Asked again about the second issue on Fox News Sunday, Paul went a step further. While arguing against the existence of FEMA, the aw-shucks Libertarian erroneously claimed that the agency was in charge of the levees currently being used to try to minimize flood damage along the swollen Mississippi. And he seemed to suggest that federally-run flood control systems themselves are a problem, because now officials have to choose where to send the excess water.From the transcript:
So, no, FEMA is a problem. You brought up the subject, you know, of the Mississippi. FEMA is more or less in charge. But their decision now, because of government levees, because of the flood and no natural result and taking care of this flood, they have a decision to make. OK, down the Mississippi and flood this city, or down here and flood some innocent farmers.
I mean, this is the kind of dilemma that wouldn’t happen in a society that didn’t expect the government to solve our problems. But to expect the government and people who aren’t benefiting to pay for me to live on the beach and get my house blown down, that’s not morally correct and it’s not in the Constitution, if that’s what we’re supposed to be doing.
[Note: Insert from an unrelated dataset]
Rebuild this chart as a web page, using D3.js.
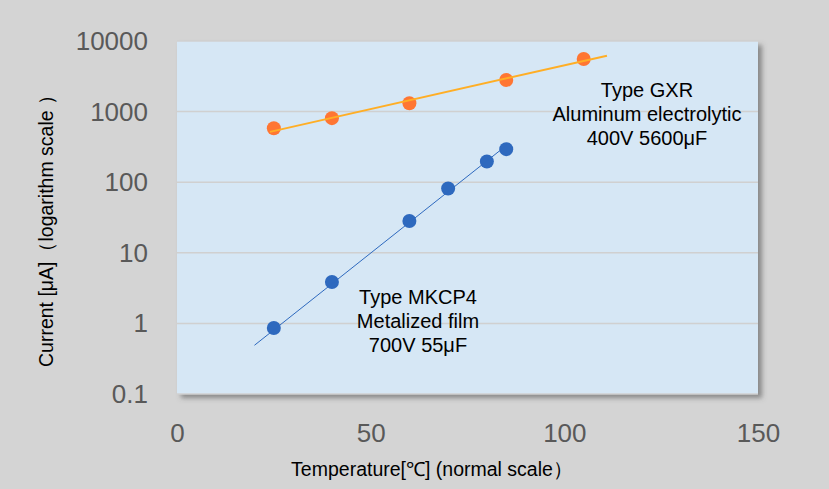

Now, FEMA is not in charge of the levees along the Mississippi. The U.S. Army Corps of Engineers is. But Paul is right that without flood control, officials wouldn’t have to wrestle the dilemmas they now face. (As Reuters reports, for instance, thousands of homes and farms could be left underwater as a result of the opening of a key floodway in the Louisiana bayou, opened in an attempt to spare Baton Rouge and New Orleans.) The last great Mississippi flood to occur before the federal government instituted a flood control program happened in 1927 — it claimed 200 lives, displaced 600,000 people and cost $1.5 billion in today’s dollars. It was followed shortly thereafter by the Flood Control Act of 1928.